Mahler Chamber Orchestra Konzertbild von Priska Ketterer

Besetzung und Programm:
Mahler Chamber Orchestra
Daniel Harding Dirigent
Daniil Trifonov Klavier
Robert Schumann (1810–1856) Ouvertüre zum Dramatischen Gedicht Manfred op. 115
Robert Schumann (1810–1856) Klavierkonzert a-Moll op. 54
Johannes Brahms (1833–1897) Sinfonie Nr. 3 F-Dur op. 90

Auftakt ins Konzert mit Manfred op. 115, Ouvertüre von Robert Schumann zu Lord Byrons gleichnamigem Schauspiel. Etwas „ganz Neues und Unerhörtes“ werde das Publikum geboten bekommen, schrieb Robert Schumann Ende 1851 an Franz Liszt und bezog sich auf die Uraufführung seines „Dramatischen Gedichts“ Manfred.

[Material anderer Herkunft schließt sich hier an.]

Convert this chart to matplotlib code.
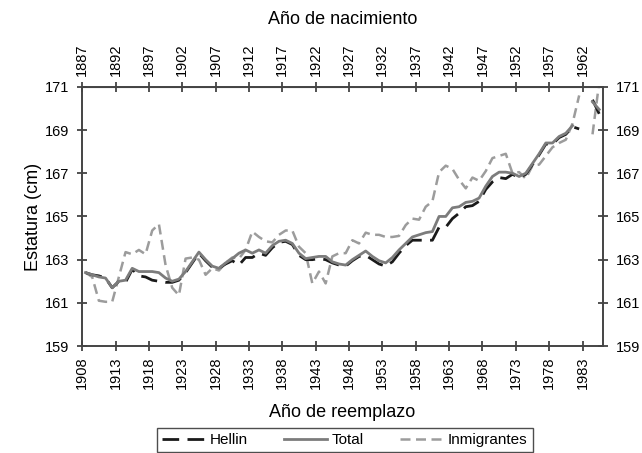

Schumanns «Manfred» op. 115, Ouvertüre zu Lord Byrons gleichnamigen Schauspiel

Mahler Chamber Orchestra Konzertbild von Priska Ketterer
Mahler Chamber Orchestra Konzertbild von Priska Ketterer

Nach dem wuchtigen Auftakt, den filigranen Klängen der Holzbläser, ergänzt von den behutsamen Streichern, führte der Maestro im Kammermusik Stil durch die Partitur, lässt den ausgezeichneten Solostimmen ausreichend Raum zu deren Entfaltung, führt diese immer wieder sensibel, gar zärtlich, ins Ganze zurück. Die  fühlen sich sichtlich wohl und geniessen scheinbar genauso wie die Zuhörer. Aus einem Guss, in der gleichen musikalischen Sprache, als hätten sie schon immer zusammen musiziert, zelebrierten Orchester und Leiter diesen „Manfred“, sehr gefühlsbetont, aber nie larmoyant, energisch, aber keinesfalls wuchtig, sondern ausgewogen, mit fein herausgearbeiteten Nuancen, immer spannend und teilweise gar überraschend.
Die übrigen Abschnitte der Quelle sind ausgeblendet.